Work required =
Starting with the first line below, extract each line through the one that contains "t.set_color(text_color)", inclusive, excluding pictures.
start
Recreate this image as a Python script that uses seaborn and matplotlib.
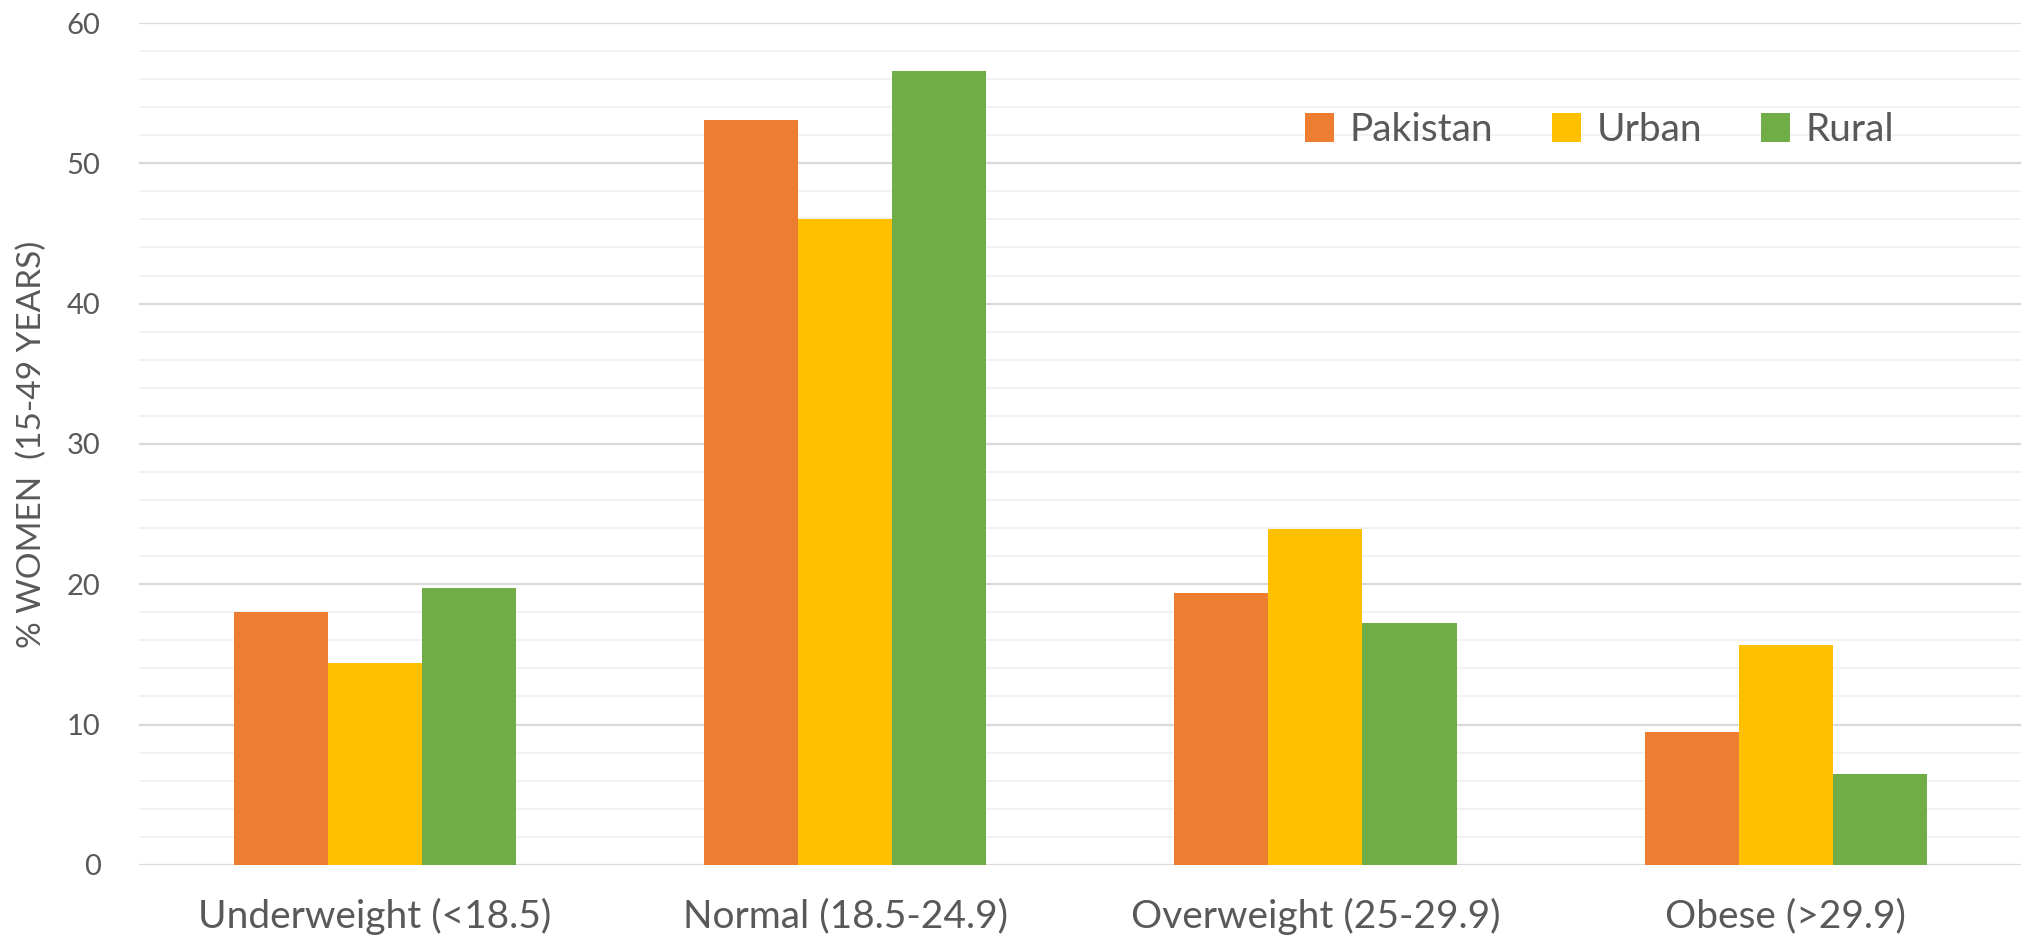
import matplotlib
matplotlib.use("Agg")
import matplotlib.pyplot as plt
import seaborn as sns
import pandas as pd
import numpy as np

categories = ["Underweight (<18.5)", "Normal (18.5-24.9)", "Overweight (25-29.9)", "Obese (>29.9)"]
series = ["Pakistan", "Urban", "Rural"]
pakistan = [18.0, 53.1, 19.4, 9.5]
urban = [14.4, 46.0, 23.9, 15.7]
rural = [19.7, 56.6, 17.2, 6.5]
colors = ["#ED7D31", "#FFC000", "#70AD47"]

rows = []
for s, vals in zip(series, [pakistan, urban, rural]):
    for c, v in zip(categories, vals):
        rows.append({"category": c, "series": s, "value": v})
df = pd.DataFrame(rows)

sns.set_theme(style="white")
plt.rcParams['font.family'] = ['Lato', 'DejaVu Sans']
text_color = "#595959"

fig = plt.figure(figsize=(20.21, 9.39), dpi=100)
ax = fig.add_axes([0.069, 0.079, 0.931, 0.8965])

sns.barplot(data=df, x="category", y="value", hue="series", order=categories,
            hue_order=series, palette=colors, width=0.6, ax=ax, saturation=1,
            linewidth=0, errorbar=None, zorder=3)

ax.set_ylim(0, 60)
ax.set_xlim(-0.5, 3.5)
ax.set_yticks(np.arange(0, 61, 10))
ax.set_yticks(np.arange(0, 61, 2), minor=True)
ax.grid(axis="y", which="major", color="#D9D9D9", linewidth=1.6, zorder=0)
ax.grid(axis="y", which="minor", color="#F2F2F2", linewidth=1.4, zorder=0)
ax.set_axisbelow(True)
for sp in ax.spines.values():
    sp.set_visible(False)
ax.tick_params(axis="both", which="both", length=0)
ax.tick_params(axis="y", labelsize=21, labelcolor=text_color, pad=28)
ax.tick_params(axis="x", labelsize=28, labelcolor=text_color, pad=24)
ax.set_xlabel("")
ax.set_ylabel("% WOMEN  (15-49 YEARS)", fontsize=24, color=text_color, labelpad=14)

leg = ax.legend(loc="center", bbox_to_anchor=(0.776, 0.873), ncol=3, frameon=False,
                fontsize=28, handlelength=0.75, handleheight=0.75, columnspacing=1.5,
                handletextpad=0.4)
for t in leg.get_texts():
    t.set_color(text_color)

fig.savefig("out.png", dpi=100, facecolor="white")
end
Response =
Recreate this image as a Python script that uses seaborn and matplotlib.
import matplotlib
matplotlib.use("Agg")
import matplotlib.pyplot as plt
import seaborn as sns
import pandas as pd
import numpy as np

categories = ["Underweight (<18.5)", "Normal (18.5-24.9)", "Overweight (25-29.9)", "Obese (>29.9)"]
series = ["Pakistan", "Urban", "Rural"]
pakistan = [18.0, 53.1, 19.4, 9.5]
urban = [14.4, 46.0, 23.9, 15.7]
rural = [19.7, 56.6, 17.2, 6.5]
colors = ["#ED7D31", "#FFC000", "#70AD47"]

rows = []
for s, vals in zip(series, [pakistan, urban, rural]):
    for c, v in zip(categories, vals):
        rows.append({"category": c, "series": s, "value": v})
df = pd.DataFrame(rows)

sns.set_theme(style="white")
plt.rcParams['font.family'] = ['Lato', 'DejaVu Sans']
text_color = "#595959"

fig = plt.figure(figsize=(20.21, 9.39), dpi=100)
ax = fig.add_axes([0.069, 0.079, 0.931, 0.8965])

sns.barplot(data=df, x="category", y="value", hue="series", order=categories,
            hue_order=series, palette=colors, width=0.6, ax=ax, saturation=1,
            linewidth=0, errorbar=None, zorder=3)

ax.set_ylim(0, 60)
ax.set_xlim(-0.5, 3.5)
ax.set_yticks(np.arange(0, 61, 10))
ax.set_yticks(np.arange(0, 61, 2), minor=True)
ax.grid(axis="y", which="major", color="#D9D9D9", linewidth=1.6, zorder=0)
ax.grid(axis="y", which="minor", color="#F2F2F2", linewidth=1.4, zorder=0)
ax.set_axisbelow(True)
for sp in ax.spines.values():
    sp.set_visible(False)
ax.tick_params(axis="both", which="both", length=0)
ax.tick_params(axis="y", labelsize=21, labelcolor=text_color, pad=28)
ax.tick_params(axis="x", labelsize=28, labelcolor=text_color, pad=24)
ax.set_xlabel("")
ax.set_ylabel("% WOMEN  (15-49 YEARS)", fontsize=24, color=text_color, labelpad=14)

leg = ax.legend(loc="center", bbox_to_anchor=(0.776, 0.873), ncol=3, frameon=False,
                fontsize=28, handlelength=0.75, handleheight=0.75, columnspacing=1.5,
                handletextpad=0.4)
for t in leg.get_texts():
    t.set_color(text_color)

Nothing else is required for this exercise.